> _Instruction_
Write out the data below in full, unchanged, minus the images.

[Source code of charts]

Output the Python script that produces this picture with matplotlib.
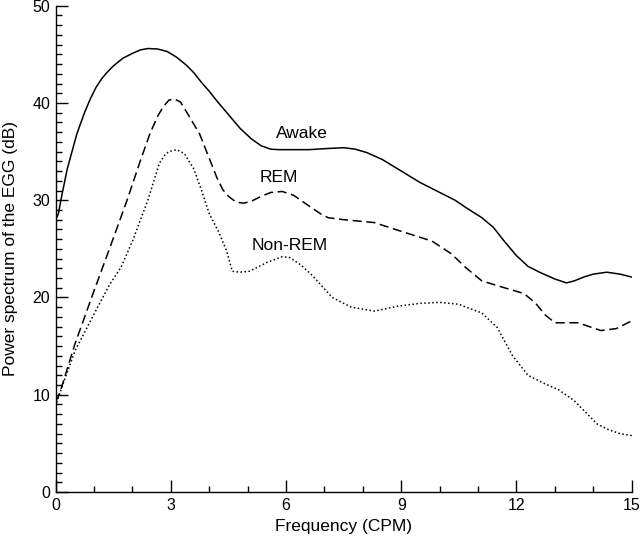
import matplotlib
matplotlib.use("Agg")
import matplotlib.pyplot as plt
from matplotlib.ticker import MultipleLocator

plt.rcParams['font.family'] = ['Liberation Sans', 'DejaVu Sans']

awake_f = [0, 0.07, 0.15, 0.3, 0.55, 0.75, 0.9, 1.05, 1.2, 1.35, 1.5, 1.75, 2.0, 2.2,
           2.4, 2.65, 2.9, 3.15, 3.4, 3.6, 3.8, 4.0, 4.2, 4.5, 4.8, 5.1, 5.35, 5.6,
           5.8, 6.0, 6.6, 7.0, 7.5, 7.8, 8.1, 8.5, 9.0, 9.5, 10.0, 10.4, 10.7, 11.1,
           11.4, 11.7, 12.0, 12.3, 12.6, 13.0, 13.3, 13.5, 13.75, 14.0, 14.35, 14.7,
           15.0]
awake_db = [28.0, 28.6, 30.3, 33.2, 36.8, 39.0, 40.4, 41.6, 42.5, 43.2, 43.8, 44.6,
            45.1, 45.45, 45.6, 45.55, 45.3, 44.7, 43.9, 43.1, 42.1, 41.2, 40.2, 38.8,
            37.4, 36.3, 35.6, 35.25, 35.2, 35.2, 35.2, 35.3, 35.4, 35.25, 34.9, 34.2,
            33.0, 31.8, 30.8, 30.0, 29.2, 28.2, 27.2, 25.7, 24.3, 23.2, 22.6, 21.9,
            21.5, 21.7, 22.1, 22.4, 22.6, 22.4, 22.1]

rem_f = [0, 0.1, 0.5, 1.0, 1.4, 1.85, 2.2, 2.45, 2.65, 2.8, 2.95, 3.1, 3.25, 3.45,
         3.75, 4.0, 4.2, 4.35, 4.5, 4.7, 4.9, 5.1, 5.35, 5.6, 5.9, 6.2, 6.6, 6.9,
         7.1, 7.5, 8.3, 9.0, 9.8, 10.3, 10.7, 11.1, 11.6, 12.2, 12.5, 12.75, 13.0,
         13.6, 13.9, 14.2, 14.6, 15.0]
rem_db = [9.3, 10.1, 15.2, 20.7, 25.0, 29.9, 34.0, 36.8, 38.6, 39.6, 40.3, 40.4,
          40.1, 38.8, 36.8, 34.3, 32.3, 31.1, 30.4, 29.8, 29.7, 29.9, 30.4, 30.8,
          30.9, 30.5, 29.4, 28.6, 28.2, 28.0, 27.7, 26.8, 25.8, 24.5, 23.0, 21.7,
          21.1, 20.4, 19.4, 18.2, 17.4, 17.4, 17.0, 16.6, 16.8, 17.6]

nrem_f = [0, 0.1, 0.5, 1.0, 1.4, 1.7, 2.0, 2.4, 2.7, 2.85, 2.95, 3.15, 3.35, 3.6,
          3.8, 4.0, 4.25, 4.45, 4.6, 4.8, 5.05, 5.5, 5.9, 6.1, 6.4, 6.7, 7.2, 7.7,
          8.3, 8.9, 9.5, 10.0, 10.5, 11.1, 11.5, 11.9, 12.3, 12.7, 13.1, 13.5, 13.8,
          14.1, 14.4, 14.7, 15.0]
nrem_db = [8.8, 10.1, 14.5, 18.3, 21.3, 23.1, 25.8, 30.0, 33.8, 34.7, 35.0, 35.2,
           34.8, 33.2, 31.0, 28.6, 26.7, 24.8, 22.7, 22.6, 22.7, 23.6, 24.2, 24.1,
           23.3, 22.2, 20.0, 19.0, 18.6, 19.1, 19.4, 19.5, 19.3, 18.4, 16.9, 14.0,
           12.0, 11.2, 10.5, 9.4, 8.2, 7.0, 6.4, 6.0, 5.8]

series_labels = ["Awake", "REM", "Non-REM"]

fig = plt.figure(figsize=(6.4, 5.39), dpi=100)
ax = fig.add_axes([0.087, 0.0872, 0.900, 0.9022])

ax.plot(awake_f, awake_db, color='black', lw=1.1, ls='-')
ax.plot(rem_f, rem_db, color='black', lw=1.1, ls=(0, (6, 3)))
ax.plot(nrem_f, nrem_db, color='black', lw=1.1, ls=(0, (1, 1.6)))

ax.text(6.4, 36.9, series_labels[0], ha='center', va='center', fontsize=12.5)
ax.text(5.82, 32.3, series_labels[1], ha='center', va='center', fontsize=12.5)
ax.text(6.09, 25.3, series_labels[2], ha='center', va='center', fontsize=12.5)

ax.set_xlim(0, 15)
ax.set_ylim(0, 50)
ax.xaxis.set_major_locator(MultipleLocator(3))
ax.xaxis.set_minor_locator(MultipleLocator(1))
ax.yaxis.set_major_locator(MultipleLocator(10))
ax.yaxis.set_minor_locator(MultipleLocator(1))
ax.tick_params(which='major', direction='in', length=8.6, width=1, labelsize=11.5)
ax.tick_params(which='minor', direction='in', length=4.2, width=1)
ax.tick_params(axis='x', which='major', pad=4.5)
ax.tick_params(axis='y', which='major', pad=4)

for s in ['top', 'right']:
    ax.spines[s].set_visible(False)
for s in ['left', 'bottom']:
    ax.spines[s].set_linewidth(1)

ax.set_xlabel("Frequency (CPM)", fontsize=12.5)
ax.set_ylabel("Power spectrum of the EGG (dB)", fontsize=12.5)
ax.xaxis.set_label_coords(0.5, -0.056)
ax.yaxis.set_label_coords(-0.066, 0.5)

fig.savefig("out.png", dpi=100)
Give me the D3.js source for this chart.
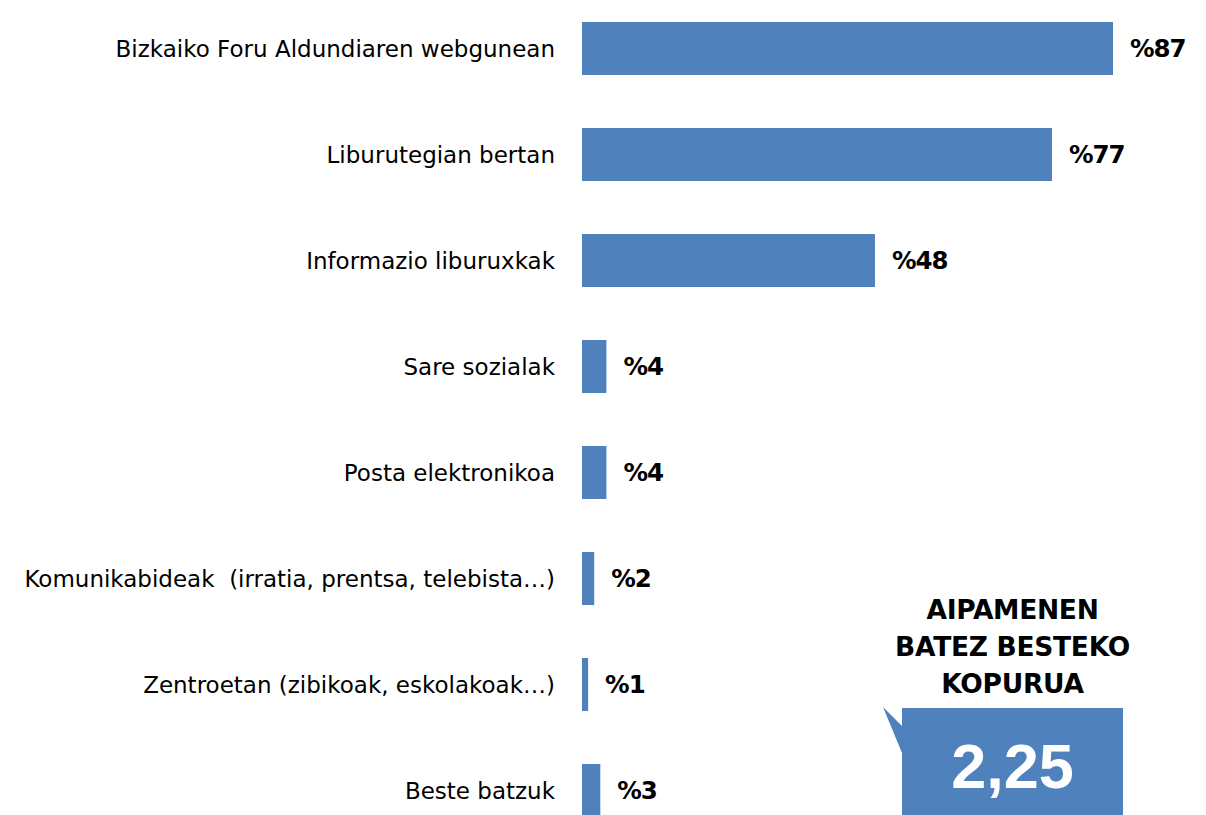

> _Response below_
Output the Python script that produces this picture with matplotlib.
import matplotlib
matplotlib.use("Agg")
import matplotlib.pyplot as plt
from matplotlib.ticker import MultipleLocator

plt.rcParams['font.family'] = ['Liberation Sans', 'DejaVu Sans']

awake_f = [0, 0.07, 0.15, 0.3, 0.55, 0.75, 0.9, 1.05, 1.2, 1.35, 1.5, 1.75, 2.0, 2.2,
           2.4, 2.65, 2.9, 3.15, 3.4, 3.6, 3.8, 4.0, 4.2, 4.5, 4.8, 5.1, 5.35, 5.6,
           5.8, 6.0, 6.6, 7.0, 7.5, 7.8, 8.1, 8.5, 9.0, 9.5, 10.0, 10.4, 10.7, 11.1,
           11.4, 11.7, 12.0, 12.3, 12.6, 13.0, 13.3, 13.5, 13.75, 14.0, 14.35, 14.7,
           15.0]
awake_db = [28.0, 28.6, 30.3, 33.2, 36.8, 39.0, 40.4, 41.6, 42.5, 43.2, 43.8, 44.6,
            45.1, 45.45, 45.6, 45.55, 45.3, 44.7, 43.9, 43.1, 42.1, 41.2, 40.2, 38.8,
            37.4, 36.3, 35.6, 35.25, 35.2, 35.2, 35.2, 35.3, 35.4, 35.25, 34.9, 34.2,
            33.0, 31.8, 30.8, 30.0, 29.2, 28.2, 27.2, 25.7, 24.3, 23.2, 22.6, 21.9,
            21.5, 21.7, 22.1, 22.4, 22.6, 22.4, 22.1]

rem_f = [0, 0.1, 0.5, 1.0, 1.4, 1.85, 2.2, 2.45, 2.65, 2.8, 2.95, 3.1, 3.25, 3.45,
         3.75, 4.0, 4.2, 4.35, 4.5, 4.7, 4.9, 5.1, 5.35, 5.6, 5.9, 6.2, 6.6, 6.9,
         7.1, 7.5, 8.3, 9.0, 9.8, 10.3, 10.7, 11.1, 11.6, 12.2, 12.5, 12.75, 13.0,
         13.6, 13.9, 14.2, 14.6, 15.0]
rem_db = [9.3, 10.1, 15.2, 20.7, 25.0, 29.9, 34.0, 36.8, 38.6, 39.6, 40.3, 40.4,
          40.1, 38.8, 36.8, 34.3, 32.3, 31.1, 30.4, 29.8, 29.7, 29.9, 30.4, 30.8,
          30.9, 30.5, 29.4, 28.6, 28.2, 28.0, 27.7, 26.8, 25.8, 24.5, 23.0, 21.7,
          21.1, 20.4, 19.4, 18.2, 17.4, 17.4, 17.0, 16.6, 16.8, 17.6]

nrem_f = [0, 0.1, 0.5, 1.0, 1.4, 1.7, 2.0, 2.4, 2.7, 2.85, 2.95, 3.15, 3.35, 3.6,
          3.8, 4.0, 4.25, 4.45, 4.6, 4.8, 5.05, 5.5, 5.9, 6.1, 6.4, 6.7, 7.2, 7.7,
          8.3, 8.9, 9.5, 10.0, 10.5, 11.1, 11.5, 11.9, 12.3, 12.7, 13.1, 13.5, 13.8,
          14.1, 14.4, 14.7, 15.0]
nrem_db = [8.8, 10.1, 14.5, 18.3, 21.3, 23.1, 25.8, 30.0, 33.8, 34.7, 35.0, 35.2,
           34.8, 33.2, 31.0, 28.6, 26.7, 24.8, 22.7, 22.6, 22.7, 23.6, 24.2, 24.1,
           23.3, 22.2, 20.0, 19.0, 18.6, 19.1, 19.4, 19.5, 19.3, 18.4, 16.9, 14.0,
           12.0, 11.2, 10.5, 9.4, 8.2, 7.0, 6.4, 6.0, 5.8]

series_labels = ["Awake", "REM", "Non-REM"]

fig = plt.figure(figsize=(6.4, 5.39), dpi=100)
ax = fig.add_axes([0.087, 0.0872, 0.900, 0.9022])

ax.plot(awake_f, awake_db, color='black', lw=1.1, ls='-')
ax.plot(rem_f, rem_db, color='black', lw=1.1, ls=(0, (6, 3)))
ax.plot(nrem_f, nrem_db, color='black', lw=1.1, ls=(0, (1, 1.6)))

ax.text(6.4, 36.9, series_labels[0], ha='center', va='center', fontsize=12.5)
ax.text(5.82, 32.3, series_labels[1], ha='center', va='center', fontsize=12.5)
ax.text(6.09, 25.3, series_labels[2], ha='center', va='center', fontsize=12.5)

ax.set_xlim(0, 15)
ax.set_ylim(0, 50)
ax.xaxis.set_major_locator(MultipleLocator(3))
ax.xaxis.set_minor_locator(MultipleLocator(1))
ax.yaxis.set_major_locator(MultipleLocator(10))
ax.yaxis.set_minor_locator(MultipleLocator(1))
ax.tick_params(which='major', direction='in', length=8.6, width=1, labelsize=11.5)
ax.tick_params(which='minor', direction='in', length=4.2, width=1)
ax.tick_params(axis='x', which='major', pad=4.5)
ax.tick_params(axis='y', which='major', pad=4)

for s in ['top', 'right']:
    ax.spines[s].set_visible(False)
for s in ['left', 'bottom']:
    ax.spines[s].set_linewidth(1)

ax.set_xlabel("Frequency (CPM)", fontsize=12.5)
ax.set_ylabel("Power spectrum of the EGG (dB)", fontsize=12.5)
ax.xaxis.set_label_coords(0.5, -0.056)
ax.yaxis.set_label_coords(-0.066, 0.5)

fig.savefig("out.png", dpi=100)
Give me the D3.js source for this chart.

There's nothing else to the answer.